IN THE Western world, the obsolescent nation-state is being superseded
by supra-national regional confederations, like the EU. In our region,
we may be reverting to the ethno-religious sects.

It is difficult to foresee how this will work out. The Ottoman millet
system could function because there was the overall imperial rule of the
Sultan. But how could Shiite Iran combine with the majority Shiites in
Iraq, the Shiite community in south Lebanon and other Shiite communities
in a joint entity? What about the dozen Christian sects dispersed across
many countries?

Some people believe that the only viable solution for Syria proper is
the disintegration of the country into several sect-dominated states – a
central Sunni state, an Alawite state, a Kurd state, a Druze state, etc.

Lebanon was also a part of Syria, until the French tore them apart in
order to set up a Christian state. The French created several such
little states, in order to break the back of Syrian nationalism. It did
not work.

The difficulty of such a “solution” is illustrated by the situation
of the Druze, who live in two unconnected territories – in South Lebanon
and in the “Druze mountain” area in Southern Syria. A smaller Druze
community lives in Israel. (As a defensive strategy, the Druze in every
country – including Israel – are patriots of that country.)

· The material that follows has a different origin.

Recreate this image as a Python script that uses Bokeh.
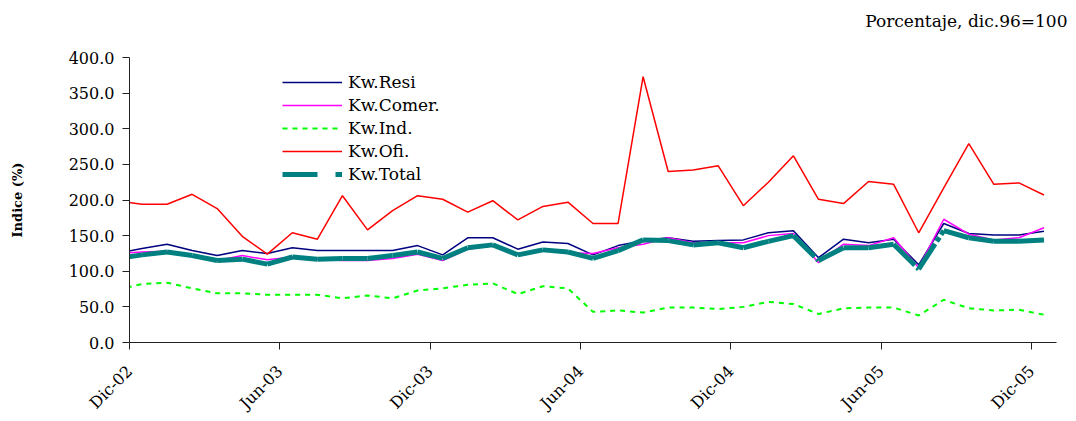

The disintegration of the existing states may be accompanied by
wholesale massacres and ethnic cleansing, as happened when India broke
apart and when Palestine was partitioned. It is not a happy prospect.

Toynbee, by the way, did not only consider the Jews as a fossil of
the past, but also as the harbinger of the future. In an interview he
granted my magazine, Haolam Hazeh, he expressed the hope that the
nation-state would be superseded by world-wide ideological communities,
like the Jewish diaspora. He may have been thinking of the communists,
who at the time seemed to be turning into a world-wide supra-national
community. That experiment failed, too.

AT PRESENT, a war is raging among Israeli historians. Prof. Shlomo
Sand is maintaining that the Jewish nation was invented (like all
nations, only more so), and that the concept of Eretz Israel (the Land
of Israel) is a Zionist invention as well. Now he also asserts that he
is not a Jew, but an Israeli.

Against these heresies, a whole phalanx of Zionist professors is in
full cry.

Since I never even finished elementary school, I wouldn’t dare to
stick my head out and get caught up in the battle of the professors. I
will, however, remark that I, too, object to sliding back into a
world-wide Jewish sect and advocate the recognition of the new Israeli
nation in Israel.

YES, WE are an Israeli nation, a nation whose existence is bound to
the fate of the State of Israel.

This does not mean that those of us who are Jews have to disown our
Jewish past, its traditions and values, and our connections with the
world-wide ethno-religious Jewish community. But we have reached a new
stage in our development.

So, perhaps, have the Arab and other Muslim peoples around us. New
forms are in the making.

History shows that human societies are changing all the time, much
as a butterfly develops from an egg into a caterpillar, from there to a
chrysalis and from there to the beautifully colored adult.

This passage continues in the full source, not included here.